═══ MATERIAL ═══

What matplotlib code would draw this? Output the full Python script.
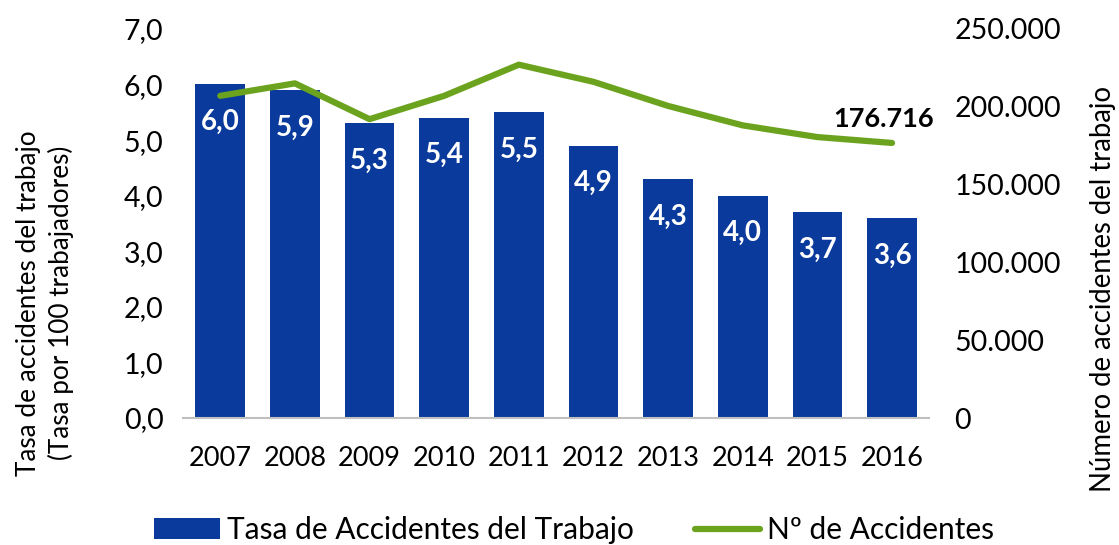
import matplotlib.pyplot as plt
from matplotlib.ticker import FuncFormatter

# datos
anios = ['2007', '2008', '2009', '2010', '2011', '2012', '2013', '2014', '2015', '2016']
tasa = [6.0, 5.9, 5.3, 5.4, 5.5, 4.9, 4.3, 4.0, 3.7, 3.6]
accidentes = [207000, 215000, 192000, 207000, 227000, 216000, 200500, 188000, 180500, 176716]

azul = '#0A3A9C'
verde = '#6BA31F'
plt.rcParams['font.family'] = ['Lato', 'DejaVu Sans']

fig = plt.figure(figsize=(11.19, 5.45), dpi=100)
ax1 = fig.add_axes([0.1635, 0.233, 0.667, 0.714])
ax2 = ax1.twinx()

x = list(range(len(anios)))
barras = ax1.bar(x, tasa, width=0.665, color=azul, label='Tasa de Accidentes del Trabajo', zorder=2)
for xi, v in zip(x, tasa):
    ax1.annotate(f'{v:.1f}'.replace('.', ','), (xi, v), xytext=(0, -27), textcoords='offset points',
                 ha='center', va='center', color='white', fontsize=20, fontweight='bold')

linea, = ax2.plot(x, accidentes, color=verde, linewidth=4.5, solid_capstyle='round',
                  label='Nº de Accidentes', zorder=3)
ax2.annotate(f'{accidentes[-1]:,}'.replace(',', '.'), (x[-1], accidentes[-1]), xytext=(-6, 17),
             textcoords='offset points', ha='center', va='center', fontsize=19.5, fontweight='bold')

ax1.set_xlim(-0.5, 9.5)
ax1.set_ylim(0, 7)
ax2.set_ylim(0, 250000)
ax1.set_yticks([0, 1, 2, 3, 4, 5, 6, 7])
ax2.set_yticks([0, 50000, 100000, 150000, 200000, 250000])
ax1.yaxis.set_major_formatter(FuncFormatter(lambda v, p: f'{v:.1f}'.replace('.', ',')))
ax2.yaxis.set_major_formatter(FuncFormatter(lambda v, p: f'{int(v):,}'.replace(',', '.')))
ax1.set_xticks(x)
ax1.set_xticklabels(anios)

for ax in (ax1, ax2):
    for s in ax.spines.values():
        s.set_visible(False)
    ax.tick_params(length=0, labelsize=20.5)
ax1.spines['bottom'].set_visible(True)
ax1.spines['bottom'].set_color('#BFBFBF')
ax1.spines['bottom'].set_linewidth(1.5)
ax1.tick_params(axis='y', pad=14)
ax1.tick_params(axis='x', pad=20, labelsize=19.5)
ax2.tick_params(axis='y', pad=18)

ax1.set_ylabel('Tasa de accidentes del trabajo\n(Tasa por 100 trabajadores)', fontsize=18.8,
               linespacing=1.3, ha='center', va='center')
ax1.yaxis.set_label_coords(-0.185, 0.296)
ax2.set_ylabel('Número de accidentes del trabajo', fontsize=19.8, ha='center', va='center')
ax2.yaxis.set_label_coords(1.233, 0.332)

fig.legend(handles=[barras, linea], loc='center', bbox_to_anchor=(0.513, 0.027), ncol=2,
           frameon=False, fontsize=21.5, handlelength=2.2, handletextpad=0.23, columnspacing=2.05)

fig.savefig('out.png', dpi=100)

═══

EXERCISE: Identify and copy lines that hold the string "matplotlib".

FULL RESPONSE:
What matplotlib code would draw this? Output the full Python script.
import matplotlib.pyplot as plt
from matplotlib.ticker import FuncFormatter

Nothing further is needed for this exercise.